In the blended household in which she landed, her new family soon “began to splinter along biological lines,” with blood siblings forming alliances in what would become a long cold war. As Kimball writes, her sensitivity finely attuned, it took her time to realize that exploring her mother’s psyche would force her still-living mother to “scratch at a wound that’s probably been open since childhood.” Just as sensitively, the author examines the effects of divorce on uncomprehending children and, more damagingly, the endless psychological battles surrounding custody. “What I wanted,” she writes, “is to clear away the muck: to point to a date on a calendar and say this led to that to watch a video and deconstruct the moments that led to our family’s collapse and its aftermath.” That aftermath included institutionalization, disintegration, and recrimination.

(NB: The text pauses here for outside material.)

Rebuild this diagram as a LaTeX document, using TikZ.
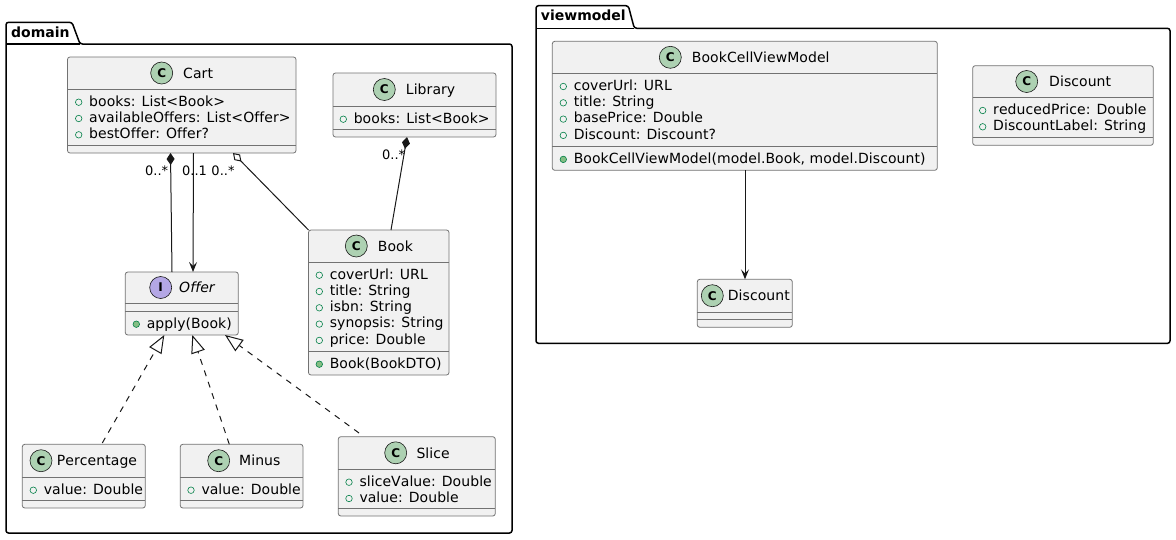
\documentclass[tikz,border=0pt]{standalone}
\usepackage{fontspec}
\setmainfont{DejaVu Sans}[Kerning=Off, Ligatures=NoCommon]
\newfontfamily\memfont{DejaVu Sans}[Kerning=Off, Ligatures=NoCommon, LetterSpace=0.5]
\usetikzlibrary{arrows.meta,fit,calc}
\definecolor{clsfill}{HTML}{F1F1F1}
\definecolor{ink}{HTML}{181818}
\definecolor{boxline}{HTML}{727272}
\definecolor{spotC}{HTML}{ADD1B2}
\definecolor{spotI}{HTML}{B4A7E5}
\definecolor{visgreen}{HTML}{038048}
\definecolor{visfill}{HTML}{84BE84}

\newcommand{\umlcls}[7]{%
  \node[clsbox, fit={(#2,#3) (#4,#5)}] (#1) {};
  \draw[sepline] (#2,#6) -- (#4,#6);
  \draw[sepline] (#2,#7) -- (#4,#7);}
\newcommand{\clshead}[7]{%
  \node[spot, fill=#5] (#1s) at (#2,#3) {\fontsize{12}{12}\selectfont\bfseries #4};
  \node[nametext, anchor=base west] (#1n) at (#6,#3+5.2) {#7};}
\newcommand{\fld}[4]{%
  \node[fldicon] (#1i) at (#2,#3-3.8) {};
  \node[memtext, anchor=base west] (#1) at (#2+10.3,#3) {#4};}
\newcommand{\mth}[4]{%
  \node[mthicon] (#1i) at (#2,#3-3.8) {};
  \node[memtext, anchor=base west] (#1) at (#2+10.3,#3) {#4};}

\tikzset{
  clsbox/.style={draw=boxline, line width=0.8pt, fill=clsfill, rounded corners=2.5pt, inner sep=0pt, outer sep=0pt},
  sepline/.style={draw=boxline, line width=0.8pt},
  spot/.style={circle, draw=ink, line width=0.6pt, minimum size=22pt, inner sep=0pt},
  nametext/.style={inner sep=0pt, font=\memfont\fontsize{14}{16}\selectfont},
  memtext/.style={inner sep=0pt, font=\memfont\fontsize{14}{16}\selectfont},
  fldicon/.style={circle, draw=visgreen, line width=0.6pt, minimum size=6.5pt, inner sep=0pt},
  mthicon/.style={circle, draw=visgreen, fill=visfill, line width=0.6pt, minimum size=6.5pt, inner sep=0pt},
  inh/.style={draw=ink, line width=1pt, dash pattern=on 6pt off 6pt, -{Triangle[length=18pt,width=14pt,fill=white,line width=1pt]}},
  assoc/.style={draw=ink, line width=1pt, -{Stealth[length=10pt,width=8pt,inset=4pt]}},
  comp/.style={draw=ink, line width=1pt, {Diamond[length=12pt,width=8pt]}-},
  aggr/.style={draw=ink, line width=1pt, {Diamond[length=12pt,width=8pt,fill=white]}-},
  mult/.style={inner sep=0pt, font=\fontsize{13}{13}\selectfont},
  pkg/.style={draw=black, line width=1.5pt},
  pkglabel/.style={inner sep=0pt, font=\fontsize{14}{16}\selectfont\bfseries, anchor=base west}
}

\begin{document}
\begin{tikzpicture}[x=1pt, y=-1pt]
\useasboundingbox (0,0) rectangle (1176,539);

% ---------- packages ----------
\draw[pkg, rounded corners=2.5pt] (80,44) -- (72,22.3) -- (6,22.3) -- (6,533) -- (512,533) -- (512,44) -- cycle;
\draw[pkg] (6,44) -- (80,44);
\node[pkglabel] (domainlbl) at (11,37.3) {domain};

\draw[pkg, rounded corners=2.5pt] (634.3,28.3) -- (628.3,5.7) -- (536,5.7) -- (536,343.3) -- (1170,343.3) -- (1170,28.3) -- cycle;
\draw[pkg] (536,28.3) -- (634.3,28.3);
\node[pkglabel] (viewmodellbl) at (540.7,20.7) {viewmodel};

% ---------- domain classes ----------
\umlcls{cart}{67.5}{57}{296}{153}{89}{145.5}
\clshead{cart}{161.7}{73}{C}{spotC}{183}{Cart}
\fld{cartf1}{78.7}{106}{books: List<Book>}
\fld{cartf2}{78.7}{122.3}{availableOffers: List<Offer>}
\fld{cartf3}{78.7}{138.6}{bestOffer: Offer?}

\umlcls{library}{333}{73}{496}{137}{106}{129}
\clshead{library}{384.3}{89.5}{C}{spotC}{405.7}{Library}
\fld{libf1}{343.3}{123}{books: List<Book>}

\umlcls{book}{308.5}{230}{449}{375}{262}{351}
\clshead{book}{356.3}{246}{C}{spotC}{377.7}{Book}
\fld{bookf1}{319.3}{279}{coverUrl: URL}
\fld{bookf2}{319.3}{295.3}{title: String}
\fld{bookf3}{319.3}{311.6}{isbn: String}
\fld{bookf4}{319.3}{327.9}{synopsis: String}
\fld{bookf5}{319.3}{344.2}{price: Double}
\mth{bookm1}{319.3}{368}{Book(BookDTO)}

\umlcls{offer}{125.3}{272}{238.3}{335}{303}{311}
\clshead{offer}{160.7}{287.5}{I}{spotI}{179}{\itshape Offer}
\mth{offerm1}{136.3}{328}{apply(Book)}

\umlcls{perc}{22.3}{444.3}{145.3}{508}{477}{500.5}
\clshead{perc}{41}{460.7}{C}{spotC}{56.7}{Percentage}
\fld{percf1}{33.3}{494}{value: Double}

\umlcls{minus}{180.3}{444.3}{303}{508}{477}{500.5}
\clshead{minus}{218.7}{460.7}{C}{spotC}{239}{Minus}
\fld{minusf1}{191}{494}{value: Double}

\umlcls{slice}{338.3}{436.7}{495.3}{516}{469}{508.5}
\clshead{slice}{395.7}{452.8}{C}{spotC}{416.3}{Slice}
\fld{slicef1}{349}{486}{sliceValue: Double}
\fld{slicef2}{349}{502.3}{value: Double}

% ---------- viewmodel classes ----------
\umlcls{bcvm}{552.3}{41.3}{937.3}{170.3}{73.3}{146.2}
\clshead{bcvm}{670.3}{57.3}{C}{spotC}{691.7}{BookCellViewModel}
\fld{bcvmf1}{563.3}{90.3}{coverUrl: URL}
\fld{bcvmf2}{563.3}{106.6}{title: String}
\fld{bcvmf3}{563.3}{122.9}{basePrice: Double}
\fld{bcvmf4}{563.3}{139.2}{Discount: Discount?}
\mth{bcvmm1}{563.3}{163.2}{BookCellViewModel(model.Book, model.Discount)}

\umlcls{discr}{972.7}{65.7}{1153.3}{145.3}{97.3}{137.5}
\clshead{discr}{1026.7}{81.5}{C}{spotC}{1049}{Discount}
\fld{discrf1}{982.7}{114.3}{reducedPrice: Double}
\fld{discrf2}{982.7}{130.6}{DiscountLabel: String}

\umlcls{discs}{697.3}{279.3}{792.3}{327.3}{312}{319.5}
\clshead{discs}{712.3}{295.7}{C}{spotC}{727.7}{Discount}

% ---------- connectors ----------
\draw[comp] (170.5,0 |- cart.south) -- (172,0 |- offer.north);
\node[mult] (m1) at (156.7,170.5) {0..*};
\draw[assoc] (193.5,0 |- cart.south) -- (193,0 |- offer.north);
\node[mult] (m2) at (194.5,170.5) {0..1};
\draw[aggr] (233,0 |- cart.south) -- (book.north west);
\node[mult] (m3) at (223,170.5) {0..*};
\draw[comp] (407,0 |- library.south) -- (391,0 |- book.north);
\node[mult] (m4) at (393.7,154.5) {0..*};

\draw[inh] (102.3,443) -- (164.3,0 |- offer.south);
\draw[inh] (229.3,0 |- minus.north) -- (192.3,0 |- offer.south);
\draw[inh] (359,433) -- (225,0 |- offer.south);

\draw[assoc] (745,0 |- bcvm.south) -- (745,0 |- discs.north);
\end{tikzpicture}
\end{document}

In adulthood, the author has tried to puzzle out events. Of course, the suicide attempt, born of unsuccessfully managed bipolar disorder, clouded the lives of Kimball and her siblings, who were very young when it occurred.

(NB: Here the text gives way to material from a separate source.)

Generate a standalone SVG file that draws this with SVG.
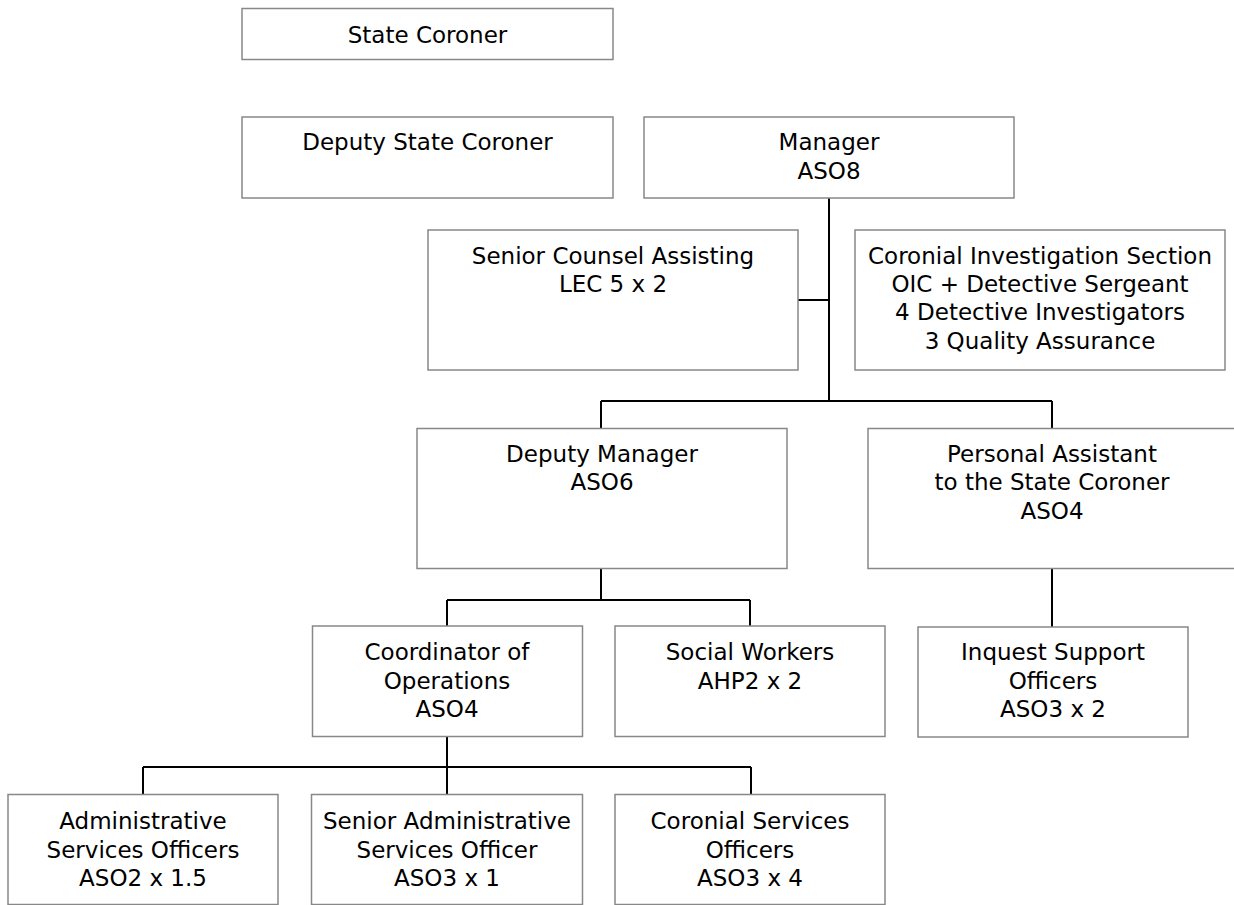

“The Secret,” the opening act of the book, pairs a charming illustrative style, marked by bold-line geometries and little handwritten pointers (“Essential sandwich ingredients,” “Weird, secret storage room”), with a startling first sentence: “My mom was thirty-one when she decided to take her own life.” That desperate act sets in motion the collapse of a seemingly ordinary family-though, of course, no family is truly ordinary. Intensely candid debut memoir by illustrator and writer Kimball.